= Florence Hughes Randolph =

American trick rider

Florence Hughes Randolph (June 23, 1898 – April 24, 1971) is a 1994 National Cowgirl Museum and Hall of Fame inductee.

==Life==
Randolph was born Cleo Alberta "Florence" Holmes on June 23, 1898, in Augusta, Georgia. When Ringling Brothers Circus visited Augusta in October 1912, she left with them. She learned trick riding and trick roping while on tour with them.

Randolph was a petite woman when she became an adult. It was not until she was 13 that she learned to ride horses. Then she also taught herself stunt riding. She learned to race motorcycles. She was a double for movie stars. She performed in Wild West shows.

==Career==
In 1914, she joined Captain Jack King's Wild West show with her own production "Princess Mohawk" later renamed "Princess Mohawk's Wild West Hippodrome". The show folded in 1918. Then, "Princess Mohawk" competed in major rodeos such as the Calgary Stampede and the Pendleton Round-Up. After 1922, she used Florence Hughes as her professional name. She won events in trick riding, trick roping, roman riding, bronc riding, and the all-around in rodeos all over. She also won trick riding in Eddie McCarty's rodeo at the Fort Worth Stock Show in 1920. She won at Tex Austin's in Wembley Stadium in London, England, in 1924. She won at the Philadelphia Sesquicentennial Exposition rodeo in 1926. She took first place in trick riding, second place in bronc riding, and the all-around title at Madison Square Garden, thus capturing the freshly inaugurated MGM trophy.

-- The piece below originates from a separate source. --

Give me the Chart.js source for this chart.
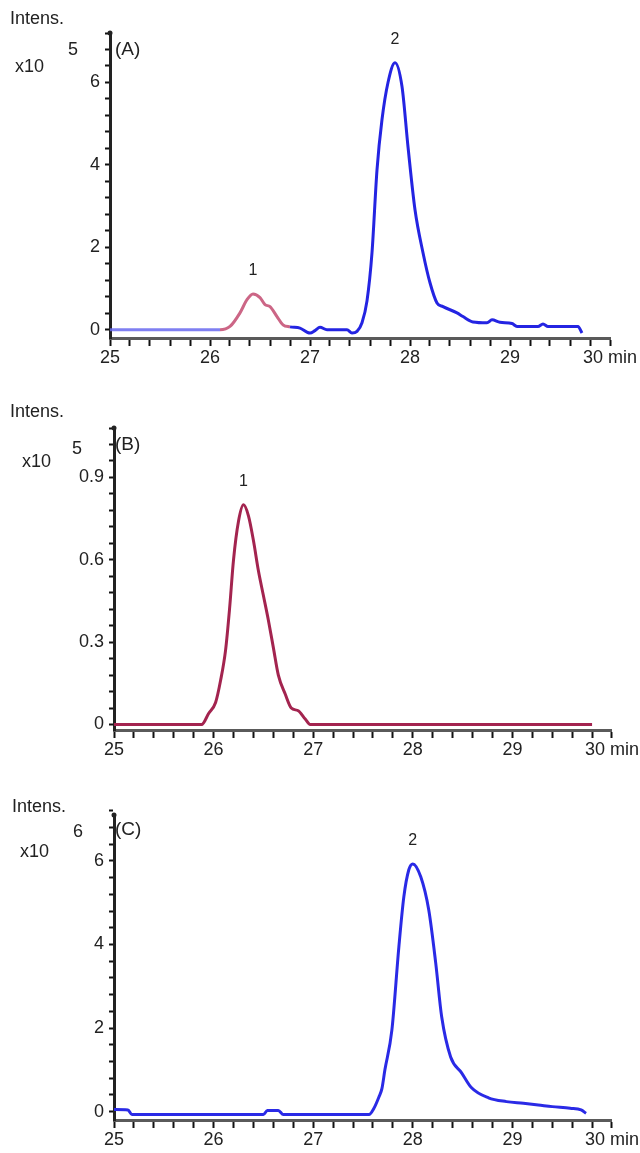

She was inducted into the Rodeo Hall of Fame of the National Cowboy & Western Heritage Museum in 1968.

==Personal life==
In 1923, she married Louis Fenton, another rodeo performer, but it lasted two years. In 1925 she married Floyd Randolph, a rodeo promoter. She retired in 1939 to Ardmore, Oklahoma, where Floyd owned a saddlery.

She died at her home in Ardmore on April 24, 1971, and was buried at Rose Hill Cemetery.